Far from being the architect of a broken society, the state often represents our best chance of encouraging and ensuring things like solidarity, equality, tolerance and family life. So we should be careful and thoughtful when nominating legislation for the axe or replacing government with the Big Society.

It is true that some public services need reform, our economy needs to be rebalanced and our society needs to rediscover its solidarity. But in this endeavour the state should be our starting point, not the last resort. We need to reassert the role of the state not as an institution divorced from the people, but as a representation and expression of the people it serves. The state must ensure minimum standards and rights, protections for the vulnerable and legislate according to our values.
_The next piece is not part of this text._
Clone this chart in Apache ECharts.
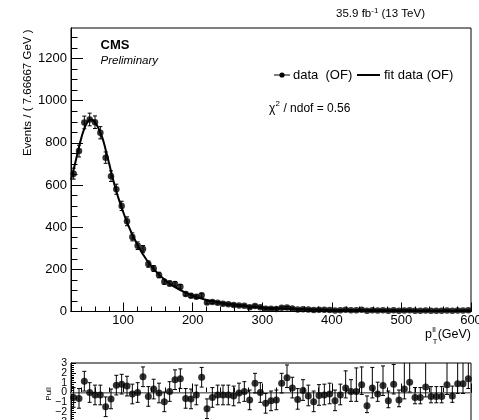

The Big Society should follow this and must be guided by the principles of solidarity and equality too; it will only work if it is available to everyone; single parents and shift-workers that are time-poor; those who lack the confidence or skills to participate in public service design. There might be a role for the state in ensuring this happens – perhaps in creating spaces for citizens to participate or incentivising business to give staff extra ‘civic’ leave. The RSA’s Citizen Power work in Peterborough is exploring a range of methods for making mass involvement in civic life happen. .

Society is not the same thing as the state, but the state does provides the building blocks for an inclusive and equal society in which everyone can flourish. The Big Society and Your Freedom should therefore not involve the dismantling of the state, but rather help recreate a public sphere in which all citizens are better able to engage with the state and with each other. Without this approach, we could end up with a very small society that ignores the people we should be striving to enable and protect.